There are an estimated 1.8 million expats living in Kuwait.

It’s a bad week for expats in Kuwait using the public health care system as medical fees are expected to soar, according to an article published in the Kuwait Times.

The ministry undersecretary, Dr Khalid Al-Sahalawi refused to reveal the new charges, however he confirmed that a report, stating the reasons for the need to raise fees, was submitted to Dr Khalid Al-Obaidi, Minister of Health who would make the final decision.

Kuwaiti nationals currently receive all their medical treatment for free, expats on the other hand must pay an annual fee in order to access the public facilities. On top of this, if an expat requires services like x rays or specialist treatment, they must pay additional costs too.

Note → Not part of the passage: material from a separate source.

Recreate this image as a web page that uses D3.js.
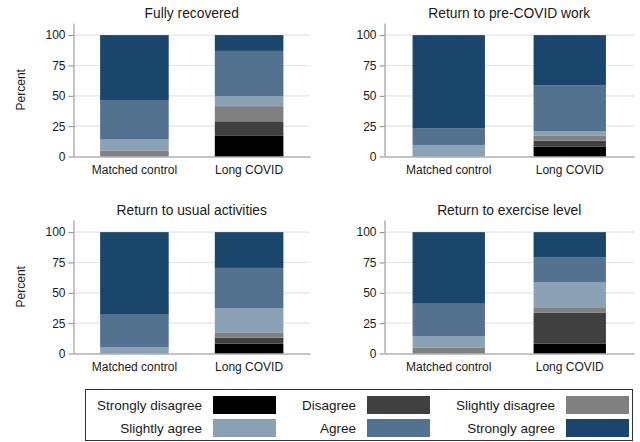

Despite these changes, Dr Khalid Al Sahalawi has confirmed that some services will remain free to expats, including accident and emergency treatment.

Strain on public infrastructure

The public healthcare system in Kuwait is of a high standard and available to both Kuwaiti nationals and expats. However, with the influx of expats entering the country, now an estimated 1.8 million, there is an enormous amount of pressure on the system.

Access to public healthcare has been subject to debate in recent years because Kuwaiti nationals complain about the waiting times and overcrowding in the hospitals. There have been suggestions by the Kuwaiti government to segregate healthcare between the locals and the expats. This latest news simply adds to this issue of contention.

Plans to build expat hospitals

The Kuwaiti government have introduced a development plan made up of “mega projects”, one of which focuses on the health care system. If these plans are implemented, expats can expect to be segregated from Kuwaiti nationals, while still receiving the same high standard of health care in one of the 11 new hospitals.

The new buildings will aim reduce long backlogs for x-ray and laboratory services and enable shorter waiting times. The preparations are still ongoing, however, the contract has been finalised and operations should begin by early next year.